▽

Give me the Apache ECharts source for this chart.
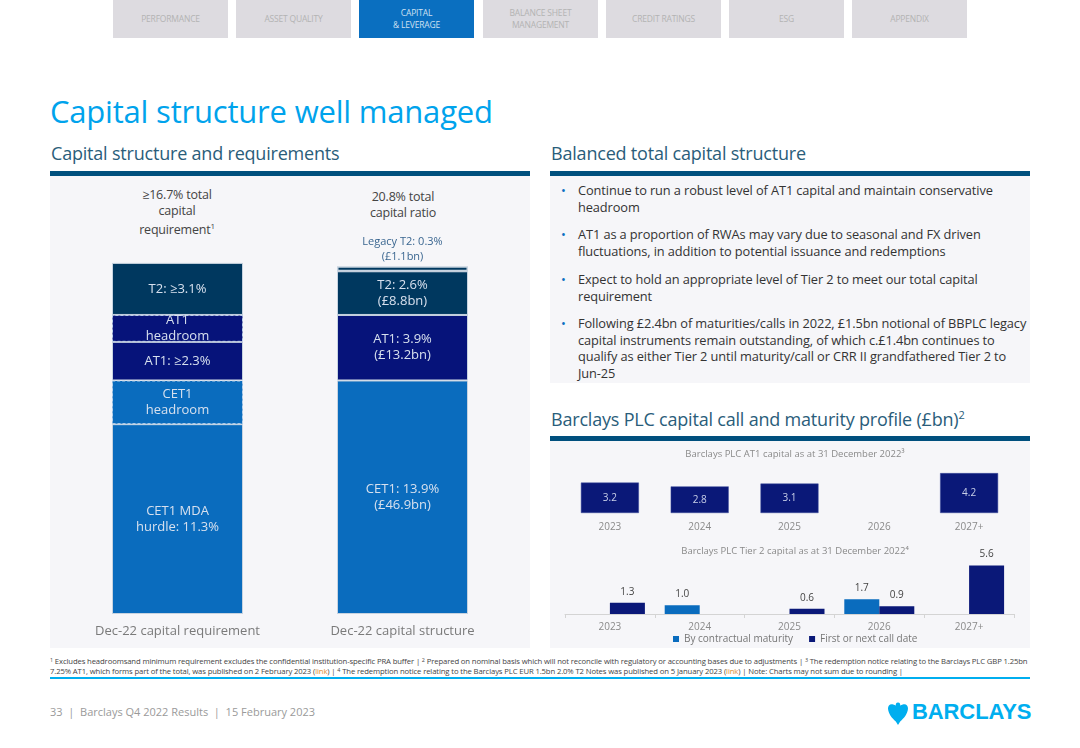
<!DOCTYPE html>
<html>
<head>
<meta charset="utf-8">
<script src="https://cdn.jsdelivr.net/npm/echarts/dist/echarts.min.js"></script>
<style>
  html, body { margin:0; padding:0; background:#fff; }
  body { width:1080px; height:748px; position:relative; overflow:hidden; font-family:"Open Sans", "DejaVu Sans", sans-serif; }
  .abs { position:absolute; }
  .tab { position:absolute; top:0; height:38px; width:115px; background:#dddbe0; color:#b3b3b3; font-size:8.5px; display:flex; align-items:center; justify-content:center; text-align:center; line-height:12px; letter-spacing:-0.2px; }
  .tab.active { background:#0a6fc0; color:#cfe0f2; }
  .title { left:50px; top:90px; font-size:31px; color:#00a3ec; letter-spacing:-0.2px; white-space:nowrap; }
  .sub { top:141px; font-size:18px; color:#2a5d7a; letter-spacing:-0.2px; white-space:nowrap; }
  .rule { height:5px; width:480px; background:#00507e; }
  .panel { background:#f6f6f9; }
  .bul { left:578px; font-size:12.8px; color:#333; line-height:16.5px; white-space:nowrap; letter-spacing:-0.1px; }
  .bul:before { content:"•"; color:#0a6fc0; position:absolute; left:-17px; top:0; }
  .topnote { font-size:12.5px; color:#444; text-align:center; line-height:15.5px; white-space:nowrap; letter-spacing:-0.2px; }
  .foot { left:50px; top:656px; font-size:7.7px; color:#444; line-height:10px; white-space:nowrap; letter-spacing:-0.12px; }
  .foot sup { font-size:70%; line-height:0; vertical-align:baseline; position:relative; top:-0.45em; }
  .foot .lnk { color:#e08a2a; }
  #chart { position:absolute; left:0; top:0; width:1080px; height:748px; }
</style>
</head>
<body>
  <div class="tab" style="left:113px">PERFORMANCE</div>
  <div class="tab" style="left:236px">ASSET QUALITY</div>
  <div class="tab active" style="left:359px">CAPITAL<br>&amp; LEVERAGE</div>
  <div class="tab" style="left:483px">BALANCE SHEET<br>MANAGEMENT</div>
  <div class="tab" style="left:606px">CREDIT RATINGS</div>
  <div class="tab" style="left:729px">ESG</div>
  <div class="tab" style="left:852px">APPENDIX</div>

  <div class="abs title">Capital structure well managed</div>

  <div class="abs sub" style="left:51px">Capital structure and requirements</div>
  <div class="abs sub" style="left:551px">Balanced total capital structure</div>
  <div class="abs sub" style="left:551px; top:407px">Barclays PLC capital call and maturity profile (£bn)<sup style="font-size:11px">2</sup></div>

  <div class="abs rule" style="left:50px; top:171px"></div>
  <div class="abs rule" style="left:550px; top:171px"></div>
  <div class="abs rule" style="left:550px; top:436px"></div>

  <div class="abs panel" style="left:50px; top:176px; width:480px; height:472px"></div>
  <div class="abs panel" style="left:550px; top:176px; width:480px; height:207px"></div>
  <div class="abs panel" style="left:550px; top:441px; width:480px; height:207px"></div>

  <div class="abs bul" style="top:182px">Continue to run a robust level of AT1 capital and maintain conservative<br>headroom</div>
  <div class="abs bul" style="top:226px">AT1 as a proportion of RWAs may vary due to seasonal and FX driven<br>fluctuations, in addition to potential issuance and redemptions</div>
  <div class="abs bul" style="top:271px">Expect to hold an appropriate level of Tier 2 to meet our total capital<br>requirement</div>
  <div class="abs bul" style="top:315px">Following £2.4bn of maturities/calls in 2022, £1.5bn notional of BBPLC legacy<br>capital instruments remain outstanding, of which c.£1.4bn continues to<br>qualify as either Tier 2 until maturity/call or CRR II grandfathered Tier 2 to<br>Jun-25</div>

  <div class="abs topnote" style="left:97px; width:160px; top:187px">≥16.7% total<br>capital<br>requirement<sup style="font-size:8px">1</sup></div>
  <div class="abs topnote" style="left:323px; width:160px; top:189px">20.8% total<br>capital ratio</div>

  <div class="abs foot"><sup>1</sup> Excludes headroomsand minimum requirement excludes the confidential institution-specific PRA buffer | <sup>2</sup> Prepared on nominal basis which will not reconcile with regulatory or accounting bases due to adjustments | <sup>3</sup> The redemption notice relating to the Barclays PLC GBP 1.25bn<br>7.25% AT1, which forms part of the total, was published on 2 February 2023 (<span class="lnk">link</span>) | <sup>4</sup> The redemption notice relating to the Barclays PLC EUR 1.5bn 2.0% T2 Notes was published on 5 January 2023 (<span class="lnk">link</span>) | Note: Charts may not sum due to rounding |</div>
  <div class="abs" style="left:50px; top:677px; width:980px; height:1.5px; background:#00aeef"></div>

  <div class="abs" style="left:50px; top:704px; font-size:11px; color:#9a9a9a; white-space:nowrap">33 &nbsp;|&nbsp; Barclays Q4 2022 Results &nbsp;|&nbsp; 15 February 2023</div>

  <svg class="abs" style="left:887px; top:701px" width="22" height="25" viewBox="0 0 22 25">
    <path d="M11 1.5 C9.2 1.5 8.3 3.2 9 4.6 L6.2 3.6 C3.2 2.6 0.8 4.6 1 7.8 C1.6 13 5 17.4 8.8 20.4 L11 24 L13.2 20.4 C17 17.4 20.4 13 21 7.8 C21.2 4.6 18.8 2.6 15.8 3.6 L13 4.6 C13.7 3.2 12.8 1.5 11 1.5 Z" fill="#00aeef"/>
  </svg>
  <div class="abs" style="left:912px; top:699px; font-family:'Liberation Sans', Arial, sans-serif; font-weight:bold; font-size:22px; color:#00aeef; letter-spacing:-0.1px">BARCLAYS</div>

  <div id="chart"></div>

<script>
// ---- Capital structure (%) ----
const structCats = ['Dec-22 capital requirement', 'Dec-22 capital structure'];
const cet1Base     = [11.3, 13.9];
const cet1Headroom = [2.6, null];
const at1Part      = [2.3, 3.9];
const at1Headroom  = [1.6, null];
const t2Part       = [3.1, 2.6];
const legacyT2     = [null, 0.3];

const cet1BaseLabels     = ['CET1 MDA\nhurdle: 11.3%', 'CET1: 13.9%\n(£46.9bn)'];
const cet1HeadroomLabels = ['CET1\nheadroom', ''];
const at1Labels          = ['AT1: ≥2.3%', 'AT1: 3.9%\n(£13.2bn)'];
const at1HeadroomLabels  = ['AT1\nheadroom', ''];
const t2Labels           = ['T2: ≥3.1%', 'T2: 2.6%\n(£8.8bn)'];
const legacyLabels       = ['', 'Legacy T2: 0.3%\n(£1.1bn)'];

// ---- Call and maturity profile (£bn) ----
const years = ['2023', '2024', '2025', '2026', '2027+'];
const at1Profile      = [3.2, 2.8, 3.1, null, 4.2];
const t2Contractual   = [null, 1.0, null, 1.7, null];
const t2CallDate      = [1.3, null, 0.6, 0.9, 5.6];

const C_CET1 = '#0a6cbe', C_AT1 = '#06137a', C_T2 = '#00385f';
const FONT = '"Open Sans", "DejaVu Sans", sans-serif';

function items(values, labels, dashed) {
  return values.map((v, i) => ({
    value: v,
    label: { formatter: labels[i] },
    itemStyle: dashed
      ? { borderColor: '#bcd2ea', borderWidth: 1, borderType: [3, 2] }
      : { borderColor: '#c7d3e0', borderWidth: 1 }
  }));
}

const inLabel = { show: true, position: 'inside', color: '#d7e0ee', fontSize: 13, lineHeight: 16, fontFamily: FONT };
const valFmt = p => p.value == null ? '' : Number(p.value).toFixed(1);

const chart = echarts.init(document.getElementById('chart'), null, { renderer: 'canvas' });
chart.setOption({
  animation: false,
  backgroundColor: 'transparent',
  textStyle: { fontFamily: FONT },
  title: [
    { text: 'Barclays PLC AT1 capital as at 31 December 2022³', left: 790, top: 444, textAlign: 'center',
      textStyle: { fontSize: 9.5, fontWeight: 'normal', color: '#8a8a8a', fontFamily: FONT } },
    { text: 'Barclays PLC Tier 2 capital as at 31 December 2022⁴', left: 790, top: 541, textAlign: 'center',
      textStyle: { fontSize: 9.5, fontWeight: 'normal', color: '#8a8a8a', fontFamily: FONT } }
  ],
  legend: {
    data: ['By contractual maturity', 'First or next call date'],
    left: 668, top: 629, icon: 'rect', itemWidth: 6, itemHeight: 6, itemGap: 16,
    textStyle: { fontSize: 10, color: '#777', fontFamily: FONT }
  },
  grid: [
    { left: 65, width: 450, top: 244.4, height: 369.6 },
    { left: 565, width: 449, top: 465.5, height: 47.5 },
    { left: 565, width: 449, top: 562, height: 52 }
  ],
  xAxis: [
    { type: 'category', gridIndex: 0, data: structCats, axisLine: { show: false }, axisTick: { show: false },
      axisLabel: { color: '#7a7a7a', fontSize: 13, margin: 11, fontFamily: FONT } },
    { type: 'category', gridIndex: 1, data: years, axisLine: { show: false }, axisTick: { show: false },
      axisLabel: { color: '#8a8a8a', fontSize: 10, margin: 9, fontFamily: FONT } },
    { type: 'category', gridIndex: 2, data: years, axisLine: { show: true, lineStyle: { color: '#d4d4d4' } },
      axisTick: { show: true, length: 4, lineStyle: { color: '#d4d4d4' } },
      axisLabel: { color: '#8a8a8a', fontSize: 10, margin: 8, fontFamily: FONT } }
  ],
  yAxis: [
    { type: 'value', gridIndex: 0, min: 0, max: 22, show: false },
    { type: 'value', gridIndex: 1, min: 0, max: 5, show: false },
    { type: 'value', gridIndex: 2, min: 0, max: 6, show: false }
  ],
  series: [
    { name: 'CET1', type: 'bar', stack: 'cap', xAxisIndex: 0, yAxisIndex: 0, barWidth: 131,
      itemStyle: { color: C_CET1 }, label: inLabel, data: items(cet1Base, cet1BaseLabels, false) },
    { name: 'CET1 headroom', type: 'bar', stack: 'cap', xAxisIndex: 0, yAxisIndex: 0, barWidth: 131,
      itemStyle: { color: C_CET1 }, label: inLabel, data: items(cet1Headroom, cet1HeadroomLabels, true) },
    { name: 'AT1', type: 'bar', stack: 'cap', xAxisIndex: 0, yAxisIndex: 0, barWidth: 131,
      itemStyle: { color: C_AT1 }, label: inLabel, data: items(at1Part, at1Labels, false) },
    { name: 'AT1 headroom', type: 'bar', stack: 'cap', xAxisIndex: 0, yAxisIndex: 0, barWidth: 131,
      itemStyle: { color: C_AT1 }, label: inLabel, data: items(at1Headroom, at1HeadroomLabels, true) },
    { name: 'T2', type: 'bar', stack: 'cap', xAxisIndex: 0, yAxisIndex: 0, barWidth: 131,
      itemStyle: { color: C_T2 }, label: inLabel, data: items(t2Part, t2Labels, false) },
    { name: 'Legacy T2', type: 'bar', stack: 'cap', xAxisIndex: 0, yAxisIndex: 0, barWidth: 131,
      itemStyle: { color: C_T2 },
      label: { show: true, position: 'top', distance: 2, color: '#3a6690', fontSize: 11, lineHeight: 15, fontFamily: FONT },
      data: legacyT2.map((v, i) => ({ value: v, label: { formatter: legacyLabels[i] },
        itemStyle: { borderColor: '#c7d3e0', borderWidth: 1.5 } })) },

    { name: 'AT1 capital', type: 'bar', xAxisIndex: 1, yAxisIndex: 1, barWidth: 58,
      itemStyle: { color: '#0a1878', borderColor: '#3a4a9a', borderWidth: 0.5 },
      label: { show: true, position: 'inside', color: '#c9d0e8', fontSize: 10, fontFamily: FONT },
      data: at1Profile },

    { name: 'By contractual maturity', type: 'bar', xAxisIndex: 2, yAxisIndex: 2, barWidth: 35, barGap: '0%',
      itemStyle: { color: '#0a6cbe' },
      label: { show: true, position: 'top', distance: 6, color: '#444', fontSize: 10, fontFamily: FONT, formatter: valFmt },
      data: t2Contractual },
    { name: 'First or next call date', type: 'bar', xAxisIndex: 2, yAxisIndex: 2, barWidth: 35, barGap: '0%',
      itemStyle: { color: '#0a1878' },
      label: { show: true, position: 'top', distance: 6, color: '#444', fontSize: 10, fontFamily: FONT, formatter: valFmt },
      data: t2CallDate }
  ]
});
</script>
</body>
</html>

△

- _Brief_
Each line from the top of the material through the line containing "structure well managed</div>" should be reproduced exactly; please drop any images.

- _Output for this task_
Give me the Apache ECharts source for this chart.
<!DOCTYPE html>
<html>
<head>
<meta charset="utf-8">
<script src="https://cdn.jsdelivr.net/npm/echarts/dist/echarts.min.js"></script>
<style>
  html, body { margin:0; padding:0; background:#fff; }
  body { width:1080px; height:748px; position:relative; overflow:hidden; font-family:"Open Sans", "DejaVu Sans", sans-serif; }
  .abs { position:absolute; }
  .tab { position:absolute; top:0; height:38px; width:115px; background:#dddbe0; color:#b3b3b3; font-size:8.5px; display:flex; align-items:center; justify-content:center; text-align:center; line-height:12px; letter-spacing:-0.2px; }
  .tab.active { background:#0a6fc0; color:#cfe0f2; }
  .title { left:50px; top:90px; font-size:31px; color:#00a3ec; letter-spacing:-0.2px; white-space:nowrap; }
  .sub { top:141px; font-size:18px; color:#2a5d7a; letter-spacing:-0.2px; white-space:nowrap; }
  .rule { height:5px; width:480px; background:#00507e; }
  .panel { background:#f6f6f9; }
  .bul { left:578px; font-size:12.8px; color:#333; line-height:16.5px; white-space:nowrap; letter-spacing:-0.1px; }
  .bul:before { content:"•"; color:#0a6fc0; position:absolute; left:-17px; top:0; }
  .topnote { font-size:12.5px; color:#444; text-align:center; line-height:15.5px; white-space:nowrap; letter-spacing:-0.2px; }
  .foot { left:50px; top:656px; font-size:7.7px; color:#444; line-height:10px; white-space:nowrap; letter-spacing:-0.12px; }
  .foot sup { font-size:70%; line-height:0; vertical-align:baseline; position:relative; top:-0.45em; }
  .foot .lnk { color:#e08a2a; }
  #chart { position:absolute; left:0; top:0; width:1080px; height:748px; }
</style>
</head>
<body>
  <div class="tab" style="left:113px">PERFORMANCE</div>
  <div class="tab" style="left:236px">ASSET QUALITY</div>
  <div class="tab active" style="left:359px">CAPITAL<br>&amp; LEVERAGE</div>
  <div class="tab" style="left:483px">BALANCE SHEET<br>MANAGEMENT</div>
  <div class="tab" style="left:606px">CREDIT RATINGS</div>
  <div class="tab" style="left:729px">ESG</div>
  <div class="tab" style="left:852px">APPENDIX</div>

  <div class="abs title">Capital structure well managed</div>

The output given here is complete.